Records with drawing code:
+ + + + + + +

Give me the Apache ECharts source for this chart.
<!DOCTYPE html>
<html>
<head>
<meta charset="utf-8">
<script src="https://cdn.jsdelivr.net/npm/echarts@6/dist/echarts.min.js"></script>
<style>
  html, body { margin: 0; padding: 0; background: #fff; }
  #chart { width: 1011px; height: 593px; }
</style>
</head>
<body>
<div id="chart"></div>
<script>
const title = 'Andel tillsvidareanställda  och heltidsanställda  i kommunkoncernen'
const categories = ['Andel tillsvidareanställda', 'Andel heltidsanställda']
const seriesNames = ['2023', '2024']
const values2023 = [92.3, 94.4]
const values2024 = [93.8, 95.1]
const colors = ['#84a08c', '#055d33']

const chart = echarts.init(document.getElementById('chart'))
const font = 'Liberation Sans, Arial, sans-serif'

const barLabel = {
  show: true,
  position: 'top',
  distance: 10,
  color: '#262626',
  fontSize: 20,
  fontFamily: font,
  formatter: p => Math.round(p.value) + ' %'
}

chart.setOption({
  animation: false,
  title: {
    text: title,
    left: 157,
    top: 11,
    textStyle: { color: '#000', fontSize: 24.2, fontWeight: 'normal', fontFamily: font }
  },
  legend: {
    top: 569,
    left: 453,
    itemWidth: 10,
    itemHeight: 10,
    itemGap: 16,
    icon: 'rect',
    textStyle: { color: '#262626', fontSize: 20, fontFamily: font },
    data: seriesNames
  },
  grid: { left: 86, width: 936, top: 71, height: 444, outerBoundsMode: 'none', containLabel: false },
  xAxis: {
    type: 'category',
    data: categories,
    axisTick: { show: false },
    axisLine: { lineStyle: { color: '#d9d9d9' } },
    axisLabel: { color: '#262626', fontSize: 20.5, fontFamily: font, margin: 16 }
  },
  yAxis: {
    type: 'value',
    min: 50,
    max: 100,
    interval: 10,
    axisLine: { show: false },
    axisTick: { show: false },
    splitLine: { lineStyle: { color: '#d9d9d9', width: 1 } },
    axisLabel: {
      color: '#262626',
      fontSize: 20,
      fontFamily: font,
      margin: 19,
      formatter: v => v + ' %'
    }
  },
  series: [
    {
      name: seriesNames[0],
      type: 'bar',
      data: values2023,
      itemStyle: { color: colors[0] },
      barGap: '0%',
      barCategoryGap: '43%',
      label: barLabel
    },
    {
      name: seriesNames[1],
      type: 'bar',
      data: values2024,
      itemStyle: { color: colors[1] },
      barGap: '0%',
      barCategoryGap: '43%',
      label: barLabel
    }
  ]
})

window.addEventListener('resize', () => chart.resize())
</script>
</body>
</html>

+ + + + + + +

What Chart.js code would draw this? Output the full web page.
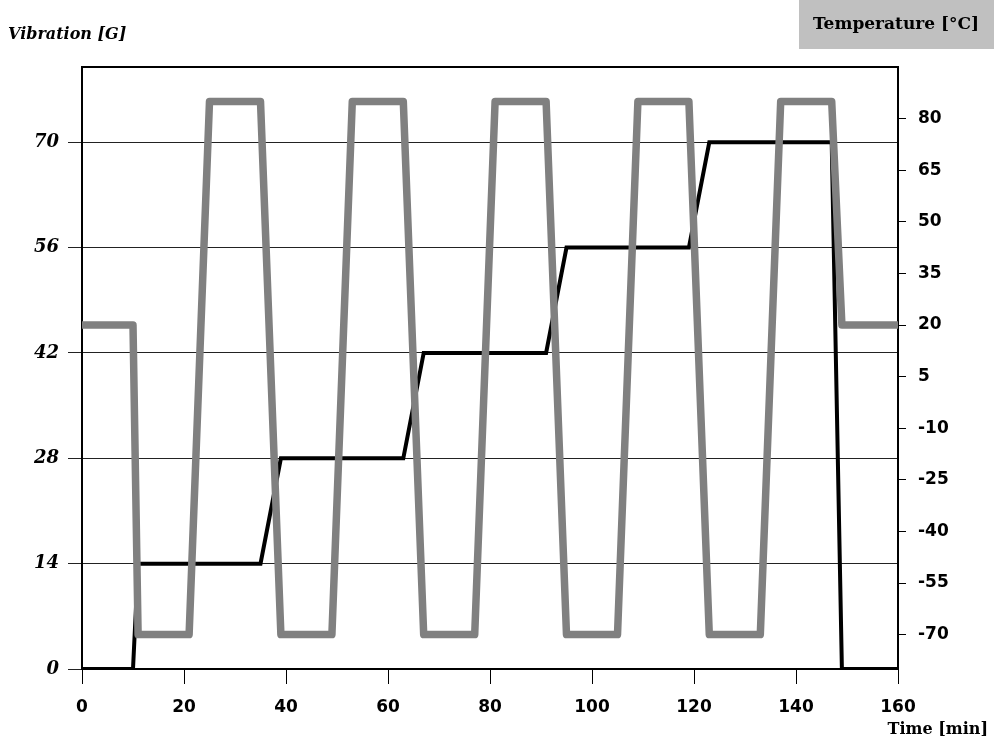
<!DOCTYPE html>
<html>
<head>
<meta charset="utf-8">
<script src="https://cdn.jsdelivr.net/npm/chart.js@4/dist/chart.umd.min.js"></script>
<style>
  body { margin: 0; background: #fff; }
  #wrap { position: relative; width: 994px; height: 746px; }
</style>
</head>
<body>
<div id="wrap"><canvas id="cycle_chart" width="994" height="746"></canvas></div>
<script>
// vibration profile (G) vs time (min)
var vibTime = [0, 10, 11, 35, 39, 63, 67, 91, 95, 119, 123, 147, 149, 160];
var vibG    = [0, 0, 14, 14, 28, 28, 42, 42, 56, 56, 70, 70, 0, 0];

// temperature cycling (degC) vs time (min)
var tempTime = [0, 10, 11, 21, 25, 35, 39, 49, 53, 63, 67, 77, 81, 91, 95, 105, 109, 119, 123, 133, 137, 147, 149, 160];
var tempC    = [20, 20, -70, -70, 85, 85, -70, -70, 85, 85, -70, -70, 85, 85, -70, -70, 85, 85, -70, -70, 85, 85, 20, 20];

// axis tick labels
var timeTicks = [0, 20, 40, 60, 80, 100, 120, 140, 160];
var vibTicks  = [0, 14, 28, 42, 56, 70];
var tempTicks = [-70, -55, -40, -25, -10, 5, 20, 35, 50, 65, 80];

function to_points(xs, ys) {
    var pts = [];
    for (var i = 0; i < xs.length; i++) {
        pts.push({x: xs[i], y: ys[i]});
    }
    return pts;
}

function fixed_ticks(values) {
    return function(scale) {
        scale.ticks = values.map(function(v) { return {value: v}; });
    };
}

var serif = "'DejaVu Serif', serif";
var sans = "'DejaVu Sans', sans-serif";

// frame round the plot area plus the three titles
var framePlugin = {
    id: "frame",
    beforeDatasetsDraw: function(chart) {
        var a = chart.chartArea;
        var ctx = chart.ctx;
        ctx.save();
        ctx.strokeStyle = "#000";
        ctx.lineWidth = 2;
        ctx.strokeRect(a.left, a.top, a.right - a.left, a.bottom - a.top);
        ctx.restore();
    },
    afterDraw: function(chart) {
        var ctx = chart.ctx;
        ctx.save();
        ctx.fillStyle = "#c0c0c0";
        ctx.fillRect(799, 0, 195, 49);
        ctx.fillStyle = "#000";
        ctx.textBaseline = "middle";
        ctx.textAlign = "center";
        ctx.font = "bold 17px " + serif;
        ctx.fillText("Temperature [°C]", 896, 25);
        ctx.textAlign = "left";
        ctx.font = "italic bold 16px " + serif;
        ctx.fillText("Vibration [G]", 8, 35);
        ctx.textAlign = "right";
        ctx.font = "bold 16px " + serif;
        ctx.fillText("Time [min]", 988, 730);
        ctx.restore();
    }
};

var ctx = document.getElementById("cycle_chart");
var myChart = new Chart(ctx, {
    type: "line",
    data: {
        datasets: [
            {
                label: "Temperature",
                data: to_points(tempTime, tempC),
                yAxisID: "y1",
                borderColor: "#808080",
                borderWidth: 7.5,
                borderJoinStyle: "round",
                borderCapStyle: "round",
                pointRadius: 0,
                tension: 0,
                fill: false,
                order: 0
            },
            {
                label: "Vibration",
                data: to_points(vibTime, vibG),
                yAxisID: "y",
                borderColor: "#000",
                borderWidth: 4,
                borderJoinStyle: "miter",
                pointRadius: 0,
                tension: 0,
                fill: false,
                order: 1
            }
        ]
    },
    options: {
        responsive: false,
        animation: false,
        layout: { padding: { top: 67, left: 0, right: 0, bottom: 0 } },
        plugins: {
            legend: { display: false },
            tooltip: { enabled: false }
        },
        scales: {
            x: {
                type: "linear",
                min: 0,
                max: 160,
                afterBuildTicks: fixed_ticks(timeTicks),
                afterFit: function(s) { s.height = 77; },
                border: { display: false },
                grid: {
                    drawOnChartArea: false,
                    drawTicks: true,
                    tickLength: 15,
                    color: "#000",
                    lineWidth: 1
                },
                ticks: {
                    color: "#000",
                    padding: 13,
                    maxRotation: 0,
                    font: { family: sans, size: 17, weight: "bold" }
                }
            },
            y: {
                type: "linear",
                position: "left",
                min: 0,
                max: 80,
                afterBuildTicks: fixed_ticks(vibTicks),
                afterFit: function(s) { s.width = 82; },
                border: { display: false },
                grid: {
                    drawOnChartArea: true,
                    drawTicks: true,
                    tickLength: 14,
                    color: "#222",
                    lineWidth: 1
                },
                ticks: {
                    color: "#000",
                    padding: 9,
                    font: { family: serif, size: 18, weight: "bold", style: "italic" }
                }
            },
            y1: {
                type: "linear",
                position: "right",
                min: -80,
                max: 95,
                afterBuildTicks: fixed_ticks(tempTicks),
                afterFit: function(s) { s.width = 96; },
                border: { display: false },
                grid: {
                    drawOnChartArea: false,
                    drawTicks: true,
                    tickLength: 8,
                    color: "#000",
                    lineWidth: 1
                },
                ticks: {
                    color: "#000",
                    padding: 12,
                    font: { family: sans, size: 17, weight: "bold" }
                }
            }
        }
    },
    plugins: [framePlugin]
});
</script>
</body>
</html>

+ + + + + + +

### [GIVEN TASK]
Quote nothing but the lines that run from the line containing "Give me the" through the line containing "const font = 'Liberation", keeping both of them word for word.

### [SOLUTION FOR THIS TASK]
Give me the Apache ECharts source for this chart.
<!DOCTYPE html>
<html>
<head>
<meta charset="utf-8">
<script src="https://cdn.jsdelivr.net/npm/echarts@6/dist/echarts.min.js"></script>
<style>
  html, body { margin: 0; padding: 0; background: #fff; }
  #chart { width: 1011px; height: 593px; }
</style>
</head>
<body>
<div id="chart"></div>
<script>
const title = 'Andel tillsvidareanställda  och heltidsanställda  i kommunkoncernen'
const categories = ['Andel tillsvidareanställda', 'Andel heltidsanställda']
const seriesNames = ['2023', '2024']
const values2023 = [92.3, 94.4]
const values2024 = [93.8, 95.1]
const colors = ['#84a08c', '#055d33']

const chart = echarts.init(document.getElementById('chart'))
const font = 'Liberation Sans, Arial, sans-serif'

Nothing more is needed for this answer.